### Material ###

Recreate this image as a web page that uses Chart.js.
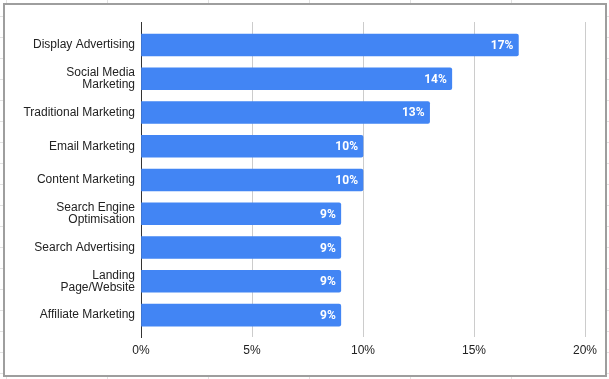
<!DOCTYPE html>
<html>
<head>
<meta charset="utf-8">
<script src="https://cdn.jsdelivr.net/npm/chart.js@4/dist/chart.umd.min.js"></script>
<style>
  html, body { margin: 0; padding: 0; }
  body {
    width: 609px; height: 379px; position: relative; overflow: hidden;
    background-color: #fff;
    background-image:
      linear-gradient(to right, #e2e2e2 1px, transparent 1px),
      linear-gradient(to bottom, #e2e2e2 1px, transparent 1px);
    background-size: 101px 21px;
    background-position: 6px 16px;
  }
  #frame {
    position: absolute; left: 3px; top: 3px; width: 600px; height: 370px;
    background: #fff; border: 2px solid #9e9e9e;
  }
  #wrap { position: absolute; left: 0; top: 0; width: 609px; height: 379px; }
</style>
</head>
<body>
<div id="frame"></div>
<div id="wrap"><canvas id="c" width="609" height="379"></canvas></div>
<script>
const categories = [
  "Display Advertising",
  ["Social Media", "Marketing"],
  "Traditional Marketing",
  "Email Marketing",
  "Content Marketing",
  ["Search Engine", "Optimisation"],
  "Search Advertising",
  ["Landing", "Page/Website"],
  "Affiliate Marketing"
];
const values = [17, 14, 13, 10, 10, 9, 9, 9, 9];
const xTicks = [0, 5, 10, 15, 20];

const valueLabels = {
  id: 'valueLabels',
  afterDatasetsDraw(chart) {
    const ctx = chart.ctx;
    const meta = chart.getDatasetMeta(0);
    ctx.save();
    ctx.fillStyle = '#ffffff';
    ctx.font = 'bold 12px Roboto, "Liberation Sans", Arial, sans-serif';
    ctx.textAlign = 'right';
    ctx.textBaseline = 'middle';
    meta.data.forEach((bar, i) => {
      ctx.fillText(values[i] + '%', bar.x - 5, bar.y + 1);
    });
    ctx.restore();
  }
};

new Chart(document.getElementById('c'), {
  type: 'bar',
  data: {
    datasets: [{
      data: values.map((v, i) => ({ x: v, y: i })),
      backgroundColor: '#4285F4',
      borderWidth: 0,
      borderRadius: 2,
      borderSkipped: 'start',
      barThickness: 22
    }]
  },
  plugins: [valueLabels],
  options: {
    indexAxis: 'y',
    responsive: false,
    animation: false,
    events: [],
    layout: { padding: { left: 0, top: 22, right: 24, bottom: 0 } },
    plugins: { legend: { display: false }, tooltip: { enabled: false } },
    scales: {
      x: {
        type: 'linear',
        min: 0, max: 20,
        afterBuildTicks(scale) { scale.ticks = xTicks.map(v => ({ value: v })); },
        afterFit(scale) { scale.height = 42; },
        grid: {
          drawTicks: false,
          color: (c) => c.tick && c.tick.value === 0 ? 'rgba(0,0,0,0)' : '#cccccc',
          lineWidth: 1
        },
        border: { display: false },
        ticks: {
          padding: 6,
          color: '#222222',
          font: { family: '"Liberation Sans", Arial, sans-serif', size: 12 },
          callback: (v) => v + '%'
        }
      },
      y: {
        type: 'linear',
        reverse: true,
        offset: false,
        min: -0.68, max: 8.65,
        afterBuildTicks(scale) { scale.ticks = categories.map((_, i) => ({ value: i })); },
        afterFit(scale) { scale.width = 141; },
        grid: { display: false, drawTicks: false, offset: false },
        border: { display: true, color: '#333333', width: 1 },
        ticks: {
          padding: 6,
          autoSkip: false,
          color: '#222222',
          font: { family: '"Liberation Sans", Arial, sans-serif', size: 12, lineHeight: 1 },
          callback: (v) => categories[v]
        }
      }
    }
  }
});
</script>
</body>
</html>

###

— The task —
Reproduce the data above word for word from its first line through the line that holds "const xTicks = [0, 5, 10, 15, 20];", both ends included; skip pictures.

— Answer to the task —
Recreate this image as a web page that uses Chart.js.
<!DOCTYPE html>
<html>
<head>
<meta charset="utf-8">
<script src="https://cdn.jsdelivr.net/npm/chart.js@4/dist/chart.umd.min.js"></script>
<style>
  html, body { margin: 0; padding: 0; }
  body {
    width: 609px; height: 379px; position: relative; overflow: hidden;
    background-color: #fff;
    background-image:
      linear-gradient(to right, #e2e2e2 1px, transparent 1px),
      linear-gradient(to bottom, #e2e2e2 1px, transparent 1px);
    background-size: 101px 21px;
    background-position: 6px 16px;
  }
  #frame {
    position: absolute; left: 3px; top: 3px; width: 600px; height: 370px;
    background: #fff; border: 2px solid #9e9e9e;
  }
  #wrap { position: absolute; left: 0; top: 0; width: 609px; height: 379px; }
</style>
</head>
<body>
<div id="frame"></div>
<div id="wrap"><canvas id="c" width="609" height="379"></canvas></div>
<script>
const categories = [
  "Display Advertising",
  ["Social Media", "Marketing"],
  "Traditional Marketing",
  "Email Marketing",
  "Content Marketing",
  ["Search Engine", "Optimisation"],
  "Search Advertising",
  ["Landing", "Page/Website"],
  "Affiliate Marketing"
];
const values = [17, 14, 13, 10, 10, 9, 9, 9, 9];
const xTicks = [0, 5, 10, 15, 20];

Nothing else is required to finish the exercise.